Land restitution needs to be efficiently finalised (given that it was initially conceptualised as a limited exercise), rather than having new and expanding time lines and claims. There should be no reason why rural restitution claims cannot be resolved through cash, rather than land allocations. Available land can then rather be used more agriculturally effectively via land redistribution. Land reform should concentrate not only on righting the land access injustices of the past, but importantly, also on working effectively with the land so as to help right the economic problems resulting from such historical injustice.
What lessons might the arguments advanced in this book hold for cases of restitution type situations that we are familiar with in our own area, such as Farmerfield, Salem Commonage, Fish River Sun Hotel, and Double Drift Reserve? How do community dynamics and local power relations operate in these situations? With people moving back on to the former Mission of Farmerfield?

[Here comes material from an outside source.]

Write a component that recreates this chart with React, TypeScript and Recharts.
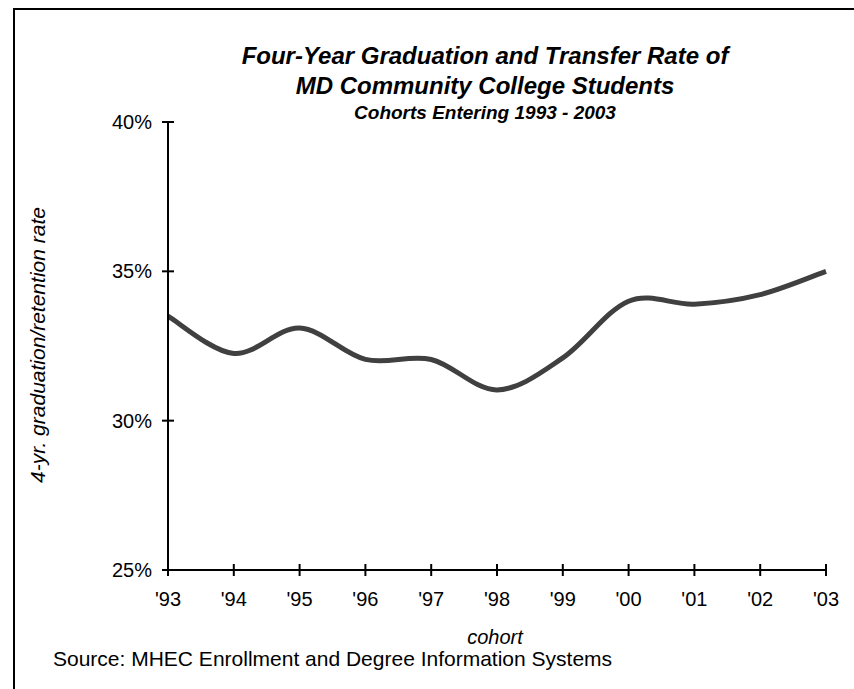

Several former communal tenure villages in the Keiskammahoek area that had to move into centralised settlements as part of the government’s betterment programme in the 1960s and 1970s, were incorporated into the land restitution programme in the 2000s; the affected families were actually restituted in cash, for the land which they had lost at the time. Our local Eastern Cape cases relate to the arguments raised in the book that, for land reform to be effective, it needs to be concerned not only with restoring and strengthening people’s land rights, but also with enabling agricultural productivity post settlement.
This raises the land reform issue which has become very prominent since this book went to press, i.e. expropriation with or without compensation. Ask yourself whether the searching issues and suggestions raised in this very thorough overview of the areas of land tenure reform and land restitution cast any light for you on the expropriation with/out compensation issue, and whether it has any implications for how we should be thinking about land reform.
- Chris de Wet is an anthropologist who has worked on forced resettlement and land reform issues, both in the Eastern Cape and more widely.